Updated 7 days ago on . Most recent reply

How are you running the numbers on BRRR deals?
I've been looking more closely at BRRR strategies lately, and I'm realizing the analysis feels a lot more complex than a straight rental deal. It's not just cash flow — I'm also trying to account for rehab costs, refinance terms, and how much equity I can actually pull back out.
Curious how others here approach it: do you build out your own spreadsheet, stick to a simple formula, or have another way of keeping the moving pieces straight?
I've been experimenting with some ways to speed this up, but I'd love to hear what's been working best for you all when it comes to BRRR analysis.
Most Popular Reply

You're right—BRRR has more moving parts. Keep it tight with a five-check "BRRR math":
- Buy: Max offer = ARV minus rehab, minus profit/equity buffer, minus all costs. Use comps you'd bet on.

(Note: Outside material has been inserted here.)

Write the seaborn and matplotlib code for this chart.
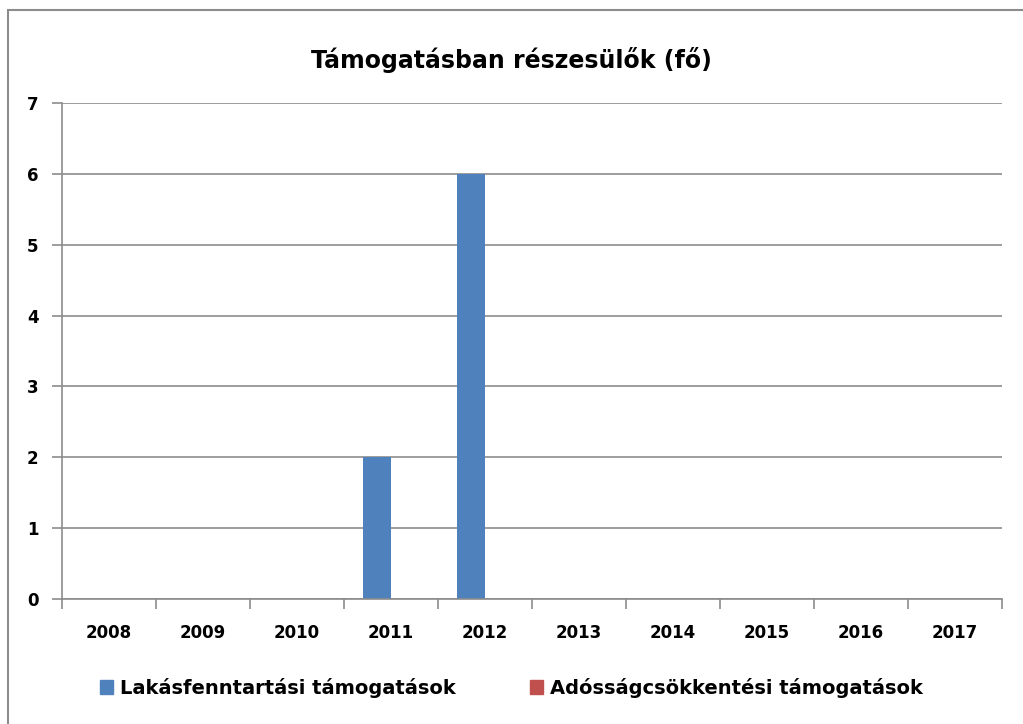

- Rehab: Scope needs vs wants; add a contingency; tie each line to either rent lift or ARV lift.
- Rent: Pro forma with today’s realistic rent, not best case; include true expenses and reserves.
- Refi: Model two terms scenarios; check seasoning and expected LTV so you know how much cash you can pull; stress-test rate and appraisal.
- Repeat: Ensure you still like cash flow after the new loan and you’re not overlevered.
Use a simple spreadsheet: inputs for ARV, purchase, rehab, holding/closing, rent/expenses, and refi terms; it spits out cash left in, cash flow, and ROI.